Joseph O'Neill's story of his two grandfathers, one Irish, the
other Turkish, moves between West Cork and Mersin, a port in
south-east Turkey. He knew from the age of ten that both were
imprisoned by the British during the Second World War, but it was
not until he was 30 that he was driven to find out more about the
historical and political circumstances surrounding their
imprisonment. Born in Cork, educated in Holland and England, and
now a barrister living in New York and London, he says it was a
writer's curiosity which finally pushed him into this obsession
with the family history. As a child O'Neill spent holidays in
Mersin with his maternal grandmother, and it is to there that he
returns to find out from her about Joseph Dakad, her husband, a
Christian Turk, who was arrested as a spy on the Turkish-Syrian
border after a business trip to Jerusalem to buy two hundred tonnes
of lemons for re-sale in Turkey. The account of Joseph Dakad's
journey and the horrific details of his time in captivity are from
his written testimony, re-discovered by O'Neill in 1995 and
translated from the Turkish by his aunt. The family continued to
run the Toros Hotel in Mersin where O'Neill's father stayed in the
1960s while working in Turkey, when he met and subsequently married
young Georgette Dakad - thus the Irish/Turkish connection. Jim
O'Neill, the author's paternal grandfather, was a republican living
in Cork city. It is from his widow, the other grandmother, that
O'Neill learns about the background to her husband's arrest in 1940
and the true story of the notorious murder of Vice-Admiral
Somerville in West Cork in 1936. This is a very honest account - 'I
found myself in a state of shocked, almost angry clarity, as if
these revelations of Cork's past, which were so tangled with my
family's past, formed a recovered memory of something I'd concealed
from myself', and illustrated with humorous and painful anecdotes.
He learns of his grandfather's time at the Curragh - the old
internment camp - from his Irish grandmother, and visits other
family members and the Curragh Military Museum. In the epilogue he
finally appears to come to terms with his findings. This is a
fascinating and moving account of political commitment, and its
effect on a family through the generations. (Kirkus UK)

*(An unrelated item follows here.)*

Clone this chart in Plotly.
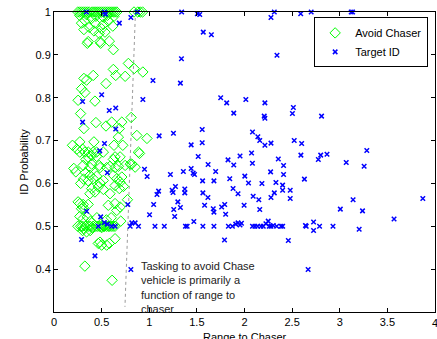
import plotly.graph_objects as go

# ---- data: Avoid Chaser (green diamonds) ----
avoid_x = [
    0.25, 0.27, 0.29, 0.31, 0.33, 0.35, 0.37, 0.40, 0.42, 0.44, 0.46, 0.48, 0.50, 0.52, 0.54,
    0.56, 0.58, 0.60, 0.62, 0.64, 0.66, 0.84, 0.88, 0.905, 0.93,
    0.27, 0.34, 0.44, 0.56, 0.63,
    0.289, 0.324, 0.395, 0.43, 0.518, 0.518, 0.57, 0.617,
    0.314, 0.37, 0.419, 0.50, 0.475, 0.535,
    0.359, 0.483, 0.581, 0.623, 0.35, 0.49,
    0.781, 0.842, 0.933, 0.623, 0.648, 0.412, 0.747, 0.314, 0.342, 0.546,
    0.289, 0.324, 0.253, 0.43, 0.279, 0.314, 0.44, 0.546, 0.606, 0.712, 0.81, 0.686,
    0.87, 0.976, 0.676, 0.722, 0.63, 0.194, 0.271, 0.419, 0.887,
    0.271, 0.324, 0.36, 0.412, 0.447, 0.359, 0.335, 0.641, 0.623, 0.80, 0.898, 0.852,
    0.395, 0.448, 0.518, 0.694, 0.30, 0.24,
    0.208, 0.379, 0.483, 0.554, 0.641, 0.306, 0.395, 0.475, 0.588, 0.676, 0.747, 0.817,
    0.229, 0.377, 0.412, 0.359, 0.448, 0.483, 0.518, 0.623, 0.659, 0.712, 0.694, 0.641,
    0.686, 0.729, 0.518, 0.465, 0.588, 0.395, 0.43, 0.377, 0.28, 0.31, 0.33,
    0.253, 0.306, 0.289, 0.271, 0.359, 0.306, 0.57, 0.641, 0.694, 0.659, 0.771,
    0.271, 0.306, 0.349, 0.384, 0.701, 0.45, 0.55, 0.60,
    0.25, 0.28, 0.30, 0.33, 0.36, 0.38, 0.41, 0.44, 0.46, 0.48, 0.50, 0.52, 0.53, 0.55,
    0.57, 0.58, 0.60, 0.62, 0.64, 0.31, 0.40, 0.50,
    0.342, 0.30, 0.38,
    0.465, 0.483, 0.50, 0.553, 0.581, 0.641, 0.324, 0.61,
]
avoid_y = [
    1.0, 1.0, 1.0, 1.0, 1.0, 1.0, 1.0, 1.0, 1.0, 1.0, 1.0, 1.0, 1.0, 1.0, 1.0,
    1.0, 1.0, 1.0, 1.0, 1.0, 1.0, 1.0, 1.0, 1.0, 1.0,
    0.992, 0.994, 0.99, 0.992, 0.99,
    0.974, 0.980, 0.985, 0.974, 0.988, 0.971, 0.979, 0.967,
    0.959, 0.964, 0.956, 0.961, 0.950, 0.953,
    0.931, 0.931, 0.932, 0.912, 0.927, 0.927,
    0.880, 0.868, 0.860, 0.866, 0.852, 0.852, 0.850, 0.845, 0.841, 0.833,
    0.821, 0.812, 0.794, 0.792, 0.763, 0.728, 0.742, 0.734, 0.743, 0.743, 0.754, 0.728,
    0.712, 0.705, 0.708, 0.689, 0.689, 0.689, 0.697, 0.697, 0.673,
    0.673, 0.673, 0.673, 0.673, 0.673, 0.661, 0.656, 0.662, 0.656, 0.645, 0.670, 0.638,
    0.665, 0.663, 0.673, 0.662, 0.680, 0.680,
    0.635, 0.637, 0.637, 0.637, 0.637, 0.642, 0.645, 0.642, 0.640, 0.640, 0.642, 0.645,
    0.627, 0.619, 0.611, 0.606, 0.617, 0.601, 0.607, 0.619, 0.611, 0.615, 0.603, 0.595,
    0.588, 0.593, 0.586, 0.592, 0.576, 0.588, 0.580, 0.576, 0.600, 0.610, 0.625,
    0.557, 0.551, 0.541, 0.553, 0.551, 0.544, 0.549, 0.553, 0.545, 0.537, 0.562,
    0.523, 0.518, 0.522, 0.512, 0.512, 0.520, 0.515, 0.520,
    0.50, 0.50, 0.50, 0.50, 0.50, 0.50, 0.50, 0.50, 0.50, 0.50, 0.50, 0.50, 0.50, 0.50,
    0.50, 0.50, 0.50, 0.50, 0.50, 0.495, 0.497, 0.497,
    0.487, 0.490, 0.490,
    0.460, 0.463, 0.456, 0.456, 0.460, 0.471, 0.407, 0.374,
]

# ---- data: Target ID (blue x) ----
target_x = [
    0.34, 0.53, 0.54, 0.686, 0.807, 0.875, 1.34, 1.505, 1.53, 1.567, 1.652, 1.338,
    2.313, 2.278, 2.341, 2.59, 2.70, 3.12, 3.135,
    1.039, 1.327, 0.50, 0.30, 0.933, 1.75, 1.813, 2.014, 2.214, 2.513, 2.503, 1.887,
    2.207, 2.214, 2.809, 0.58, 0.648, 0.30, 0.648, 0.53, 0.48,
    1.104, 1.254, 1.556, 1.556, 1.44, 2.084, 2.14, 2.16, 2.214, 2.278, 2.522, 2.60,
    3.284, 2.592, 2.80, 2.775, 2.866, 1.953, 2.074, 1.827, 1.887, 2.083, 2.355, 2.41,
    3.068, 3.256, 1.514, 1.618, 0.95, 0.978, 0.56,
    1.358, 1.44, 1.461, 1.475, 1.697, 1.222, 1.56, 1.679, 1.275, 1.24, 1.25, 1.098,
    1.081, 1.373, 1.373, 1.563, 1.616, 1.046, 1.30, 1.327, 1.257, 1.267, 1.468,
    1.581, 1.672, 1.679, 1.76, 1.792, 1.802, 1.845, 1.88, 1.932, 2.003, 2.042, 2.091,
    1.996, 2.15, 2.16, 1.003, 0.775, 0.342, 0.289, 0.43, 0.807,
    0.49, 0.465, 0.528, 0.56, 0.606, 0.641, 0.80, 0.817, 0.852, 0.887, 1.06, 1.158,
    1.38, 1.398, 1.563, 1.679, 1.831, 1.873, 1.908, 1.932, 1.953, 1.968, 2.084, 2.109,
    2.137, 2.172, 2.197, 2.225, 2.249, 2.26, 2.278, 2.302, 2.338, 2.384, 2.401, 2.64,
    2.648, 2.725, 2.725, 2.788, 2.929, 3.204, 1.79, 2.46, 2.668,
    2.274, 2.41, 2.183, 2.33, 2.40, 2.40, 2.48, 2.629, 2.313, 2.278, 2.48,
    3.14, 3.006, 3.239, 3.872, 3.57,
]
target_y = [
    1.0, 1.0, 0.995, 0.974, 0.987, 1.0, 1.0, 0.996, 0.994, 0.953, 0.947, 0.891,
    1.0, 0.987, 0.899, 0.996, 1.0, 1.0, 1.0,
    0.840, 0.834, 0.807, 0.791, 0.796, 0.800, 0.788, 0.796, 0.788, 0.777, 0.763, 0.764,
    0.757, 0.752, 0.757, 0.770, 0.776, 0.743, 0.727, 0.693, 0.676,
    0.711, 0.717, 0.726, 0.695, 0.690, 0.720, 0.709, 0.700, 0.689, 0.694, 0.700, 0.693,
    0.677, 0.666, 0.666, 0.656, 0.668, 0.664, 0.671, 0.655, 0.643, 0.647, 0.657, 0.642,
    0.649, 0.640, 0.663, 0.644, 0.633, 0.616, 0.625,
    0.628, 0.635, 0.624, 0.621, 0.628, 0.621, 0.606, 0.606, 0.593, 0.584, 0.579, 0.582,
    0.574, 0.587, 0.578, 0.578, 0.567, 0.551, 0.557, 0.544, 0.539, 0.523, 0.511,
    0.549, 0.541, 0.533, 0.545, 0.551, 0.528, 0.611, 0.588, 0.576, 0.617, 0.601, 0.570,
    0.549, 0.562, 0.539, 0.527, 0.551, 0.535, 0.469, 0.431, 0.399,
    0.522, 0.500, 0.509, 0.505, 0.500, 0.500, 0.500, 0.508, 0.508, 0.500, 0.500, 0.500,
    0.500, 0.500, 0.500, 0.500, 0.500, 0.500, 0.505, 0.508, 0.503, 0.507, 0.500, 0.500,
    0.500, 0.500, 0.500, 0.506, 0.512, 0.500, 0.500, 0.502, 0.500, 0.500, 0.500, 0.502,
    0.500, 0.510, 0.490, 0.500, 0.500, 0.493, 0.468, 0.467, 0.399,
    0.627, 0.621, 0.600, 0.602, 0.596, 0.584, 0.584, 0.610, 0.578, 0.567, 0.565,
    0.562, 0.540, 0.536, 0.565, 0.517,
]

# dotted boundary line
boundary_x = [0.855, 0.745]
boundary_y = [1.0, 0.312]

x_range = [0, 4]
x_ticks = [0, 0.5, 1, 1.5, 2, 2.5, 3, 3.5, 4]
x_tick_text = ["0", "0.5", "1", "1.5", "2", "2.5", "3", "3.5", "4"]
y_ticks = [0.4, 0.5, 0.6, 0.7, 0.8, 0.9, 1.0]
y_tick_text = ["0.4", "0.5", "0.6", "0.7", "0.8", "0.9", "1"]

note_text = "Tasking to avoid Chase<br>vehicle is primarily a<br>function of range to<br>chaser"
x_title = "Range to Chaser"
y_title = "ID Probability"

FONT = "Liberation Sans, Arial, sans-serif"

fig = go.Figure()
fig.add_trace(go.Scatter(
    x=boundary_x, y=boundary_y, mode="lines", showlegend=False, hoverinfo="skip",
    line=dict(color="#9a9a9a", width=1, dash="dot"),
))
fig.add_trace(go.Scatter(
    x=avoid_x, y=avoid_y, mode="markers", name="Avoid Chaser", cliponaxis=False,
    marker=dict(symbol="diamond-open", size=8, color="#00ff00", line=dict(width=1, color="#00ff00")),
))
fig.add_trace(go.Scatter(
    x=target_x, y=target_y, mode="markers", name="Target ID", cliponaxis=False,
    marker=dict(symbol="x-thin", size=4.5, color="#0000ff", line=dict(width=1.5, color="#0000ff")),
))

fig.add_annotation(
    x=0.89, y=0.425, xref="x", yref="y", text=note_text, showarrow=False,
    xanchor="left", yanchor="top", align="left",
    font=dict(family=FONT, size=11, color="#222222"),
)
# x-axis title placed just below the tick labels, near the bottom edge as in the reference
fig.add_annotation(
    x=0.5, y=-0.056, xref="paper", yref="paper", text=x_title, showarrow=False,
    xanchor="center", yanchor="top",
    font=dict(family=FONT, size=11, color="black"),
)
# last x tick label sits on the right page edge
fig.add_annotation(
    x=1.0, y=0, xref="paper", yref="paper", text=x_tick_text[-1], showarrow=False,
    xanchor="center", yanchor="top", yshift=-3,
    font=dict(family=FONT, size=11, color="black"),
)

axis_common = dict(
    showline=True, linecolor="black", linewidth=1, mirror="ticks",
    ticks="inside", ticklen=4, tickcolor="black", showgrid=False, zeroline=False,
    tickfont=dict(family=FONT, size=11, color="black"),
)
fig.update_xaxes(
    range=x_range, tickvals=x_ticks, ticktext=x_tick_text[:-1] + [""],
    **axis_common,
)
fig.update_yaxes(
    range=[0.3, 1.0], tickvals=y_ticks, ticktext=y_tick_text,
    title=dict(text=y_title, font=dict(family=FONT, size=11, color="black"), standoff=4),
    **axis_common,
)

fig.update_layout(
    width=437, height=339,
    margin=dict(l=54, r=2, t=12, b=27, autoexpand=False),
    paper_bgcolor="white", plot_bgcolor="white",
    font=dict(family=FONT, size=11, color="black"),
    legend=dict(
        x=0.982, y=0.982, xanchor="right", yanchor="top",
        bgcolor="white", bordercolor="black", borderwidth=1,
        font=dict(family=FONT, size=11, color="black"),
        tracegroupgap=0, itemwidth=30,
    ),
    showlegend=True,
)

fig.write_html("out.html")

In this story of a family and its place in history, Joseph O'Neill
reconstructs the fate of two men he never met and who never met
each other, but who have had a profound effect on his life. His
Turkish and Irish grandfathers, Joseph Dakad and James O'Neill,
were both vigorous and strong-willed men, patriarchs and
visionaries. And they were each imprisoned, one in Palestine and
the other in Ireland, during World War II. The Turkish hotelier and
entrepreneur was suspected by the British of being a spy for the
Germans, and left a vertiginous testament of his experiences in
colonial jails. The Irish labourer and poacher was a dedicated IRA
man in Cork, an area where memories of the Black and Tan war were
recent and bitter. In retracing their lives, their grandson writes
about the sunlit world of provincial Turkey, and the fierce
passions of rural Southern Ireland. The secrets he uncovers are
haunting and tragic, and resonate in him and his family. He
explores the different meanings of a passionate commitment, and how
compelling and dangerous they can be.